In 2015, so far, six states (Missouri, New York, Ohio, Virginia, Washington and Maine) have considered bills to explicitly prohibit discrimination in the workplace based on an individual’s reproductive health decision. In New York, the Assembly passed the bill, and in Maine the bill passed the House.
In 2014, five states (Illinois, Michigan, New York, and North Carolina, Ohio) and the District of Columbia considered this type of bill. In New York, the Assembly passed the bill. In December 2014, the District of Columbia passed the Reproductive Health Non-Discrimination Amendment Act, and the mayor signed it on January 23, 2015.
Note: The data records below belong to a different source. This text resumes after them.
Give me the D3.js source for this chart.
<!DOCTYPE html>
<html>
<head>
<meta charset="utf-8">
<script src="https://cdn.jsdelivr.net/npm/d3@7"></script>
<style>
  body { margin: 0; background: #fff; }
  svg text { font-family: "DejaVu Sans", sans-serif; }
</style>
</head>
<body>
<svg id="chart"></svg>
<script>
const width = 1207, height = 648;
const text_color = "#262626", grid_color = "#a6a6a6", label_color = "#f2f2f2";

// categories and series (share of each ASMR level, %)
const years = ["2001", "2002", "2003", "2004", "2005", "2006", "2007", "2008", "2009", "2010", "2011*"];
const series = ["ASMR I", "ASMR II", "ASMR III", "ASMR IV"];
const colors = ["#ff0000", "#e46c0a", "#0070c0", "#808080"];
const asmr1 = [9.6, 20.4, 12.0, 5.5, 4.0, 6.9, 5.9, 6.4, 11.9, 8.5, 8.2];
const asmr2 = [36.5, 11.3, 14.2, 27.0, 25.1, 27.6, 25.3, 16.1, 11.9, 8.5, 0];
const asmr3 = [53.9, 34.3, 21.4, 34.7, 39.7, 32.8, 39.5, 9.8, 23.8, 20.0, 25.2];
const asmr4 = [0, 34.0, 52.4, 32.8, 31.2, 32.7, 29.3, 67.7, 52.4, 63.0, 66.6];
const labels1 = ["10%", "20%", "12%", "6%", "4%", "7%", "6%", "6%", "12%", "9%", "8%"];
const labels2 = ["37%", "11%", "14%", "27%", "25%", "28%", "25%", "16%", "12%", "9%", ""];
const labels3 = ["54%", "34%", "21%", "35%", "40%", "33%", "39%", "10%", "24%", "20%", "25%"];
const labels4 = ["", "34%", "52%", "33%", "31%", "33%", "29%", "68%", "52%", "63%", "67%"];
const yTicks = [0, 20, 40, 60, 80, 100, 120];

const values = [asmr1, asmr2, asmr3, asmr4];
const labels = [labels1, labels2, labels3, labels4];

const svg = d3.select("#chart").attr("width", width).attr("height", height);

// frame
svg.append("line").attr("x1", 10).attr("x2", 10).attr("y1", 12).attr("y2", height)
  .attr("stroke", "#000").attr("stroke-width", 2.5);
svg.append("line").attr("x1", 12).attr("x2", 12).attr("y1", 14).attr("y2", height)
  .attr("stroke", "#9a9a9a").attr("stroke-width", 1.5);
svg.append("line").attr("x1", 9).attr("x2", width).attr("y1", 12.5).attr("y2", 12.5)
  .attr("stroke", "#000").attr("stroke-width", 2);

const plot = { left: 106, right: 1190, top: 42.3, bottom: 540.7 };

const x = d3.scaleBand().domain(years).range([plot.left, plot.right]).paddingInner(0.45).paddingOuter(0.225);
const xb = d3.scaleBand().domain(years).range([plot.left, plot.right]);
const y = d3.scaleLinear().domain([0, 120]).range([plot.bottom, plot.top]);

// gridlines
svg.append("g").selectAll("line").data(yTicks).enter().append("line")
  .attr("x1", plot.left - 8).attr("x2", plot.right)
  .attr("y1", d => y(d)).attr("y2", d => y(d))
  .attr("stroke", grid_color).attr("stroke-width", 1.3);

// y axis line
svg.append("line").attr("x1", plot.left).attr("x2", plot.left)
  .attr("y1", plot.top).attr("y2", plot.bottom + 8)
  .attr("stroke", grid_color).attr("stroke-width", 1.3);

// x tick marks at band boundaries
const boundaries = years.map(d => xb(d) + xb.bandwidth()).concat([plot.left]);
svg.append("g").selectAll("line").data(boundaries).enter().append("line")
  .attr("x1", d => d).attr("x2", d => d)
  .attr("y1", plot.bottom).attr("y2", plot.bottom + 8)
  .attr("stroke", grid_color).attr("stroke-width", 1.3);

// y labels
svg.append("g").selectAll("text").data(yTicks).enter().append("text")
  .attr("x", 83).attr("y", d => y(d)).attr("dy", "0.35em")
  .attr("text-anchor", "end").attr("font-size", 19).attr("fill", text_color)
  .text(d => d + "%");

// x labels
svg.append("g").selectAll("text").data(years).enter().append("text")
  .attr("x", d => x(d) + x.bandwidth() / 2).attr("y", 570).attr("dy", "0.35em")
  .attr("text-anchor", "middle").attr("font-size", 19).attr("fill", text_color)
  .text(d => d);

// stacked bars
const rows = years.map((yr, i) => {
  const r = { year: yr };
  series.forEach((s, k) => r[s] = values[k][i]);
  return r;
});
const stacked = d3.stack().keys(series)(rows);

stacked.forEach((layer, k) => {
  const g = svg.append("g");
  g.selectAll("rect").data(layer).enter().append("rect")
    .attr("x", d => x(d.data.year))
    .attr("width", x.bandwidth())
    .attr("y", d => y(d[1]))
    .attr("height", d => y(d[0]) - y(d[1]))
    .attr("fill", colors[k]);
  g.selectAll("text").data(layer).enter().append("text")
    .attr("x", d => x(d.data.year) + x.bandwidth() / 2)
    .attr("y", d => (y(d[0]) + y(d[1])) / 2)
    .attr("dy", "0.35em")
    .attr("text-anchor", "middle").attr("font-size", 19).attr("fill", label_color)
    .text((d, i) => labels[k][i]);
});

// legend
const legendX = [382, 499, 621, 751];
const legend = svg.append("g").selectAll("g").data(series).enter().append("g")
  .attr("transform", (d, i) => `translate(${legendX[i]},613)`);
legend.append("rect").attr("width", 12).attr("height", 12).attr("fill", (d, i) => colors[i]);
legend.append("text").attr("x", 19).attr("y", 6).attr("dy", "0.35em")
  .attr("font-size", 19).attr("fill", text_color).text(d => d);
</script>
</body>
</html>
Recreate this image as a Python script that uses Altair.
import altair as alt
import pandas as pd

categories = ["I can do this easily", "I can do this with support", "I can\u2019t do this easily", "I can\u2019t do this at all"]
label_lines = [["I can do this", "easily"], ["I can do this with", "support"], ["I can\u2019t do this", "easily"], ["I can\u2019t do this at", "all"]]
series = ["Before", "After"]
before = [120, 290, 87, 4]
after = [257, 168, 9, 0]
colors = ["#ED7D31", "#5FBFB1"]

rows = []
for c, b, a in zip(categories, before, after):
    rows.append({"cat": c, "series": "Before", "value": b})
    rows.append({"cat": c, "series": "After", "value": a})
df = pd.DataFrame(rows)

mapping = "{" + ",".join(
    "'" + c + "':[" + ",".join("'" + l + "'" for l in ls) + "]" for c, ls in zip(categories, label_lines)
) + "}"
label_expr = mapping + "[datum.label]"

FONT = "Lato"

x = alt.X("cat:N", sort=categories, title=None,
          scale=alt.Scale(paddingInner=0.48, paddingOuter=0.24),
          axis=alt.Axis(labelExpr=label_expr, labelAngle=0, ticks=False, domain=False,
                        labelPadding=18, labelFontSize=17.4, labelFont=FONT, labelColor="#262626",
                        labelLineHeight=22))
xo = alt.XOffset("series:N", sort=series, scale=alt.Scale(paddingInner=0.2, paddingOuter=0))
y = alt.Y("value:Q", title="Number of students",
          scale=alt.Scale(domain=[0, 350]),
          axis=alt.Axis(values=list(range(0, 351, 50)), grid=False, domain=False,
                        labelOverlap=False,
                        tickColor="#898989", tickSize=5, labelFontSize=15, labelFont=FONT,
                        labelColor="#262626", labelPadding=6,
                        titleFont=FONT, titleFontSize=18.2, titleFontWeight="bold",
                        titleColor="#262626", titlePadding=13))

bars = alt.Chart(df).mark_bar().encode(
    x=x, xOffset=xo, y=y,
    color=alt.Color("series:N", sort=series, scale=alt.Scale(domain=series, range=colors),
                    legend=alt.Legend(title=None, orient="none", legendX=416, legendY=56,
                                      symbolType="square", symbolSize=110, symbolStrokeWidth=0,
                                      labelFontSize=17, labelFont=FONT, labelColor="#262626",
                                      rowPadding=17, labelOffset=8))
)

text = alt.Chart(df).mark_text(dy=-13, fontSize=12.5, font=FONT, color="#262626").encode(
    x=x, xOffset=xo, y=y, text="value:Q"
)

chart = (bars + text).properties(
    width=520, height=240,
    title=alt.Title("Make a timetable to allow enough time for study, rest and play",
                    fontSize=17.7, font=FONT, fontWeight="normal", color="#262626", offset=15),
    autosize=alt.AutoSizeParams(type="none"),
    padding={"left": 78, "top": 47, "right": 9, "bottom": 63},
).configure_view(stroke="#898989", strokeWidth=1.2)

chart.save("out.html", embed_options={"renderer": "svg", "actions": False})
When introducing the Reproductive Health Non-Discrimination Amendment Act of 2014, District of Columbia Councilmember David Grosso explained, “While the District enjoys some of the strongest non-discrimination laws in the country, this specific legislation signals that we stand by the rights of women and families to make their own reproductive health decisions.” Affirming his support for the New York legislation, New York State Senator Gustavo Rivera said, “It is simply unacceptable that under New York law women are still susceptible to discriminatory practices in the workplace when it comes to making personal decisions about their reproductive health.”
True religious freedom gives each of us the right to make our own personal decisions, including whether and when to use prescription birth control and whether and when to have children, based on our own beliefs and what is best for our health and the well-being of our families. State
non-discrimination laws must explicitly reaffirm this basic principle.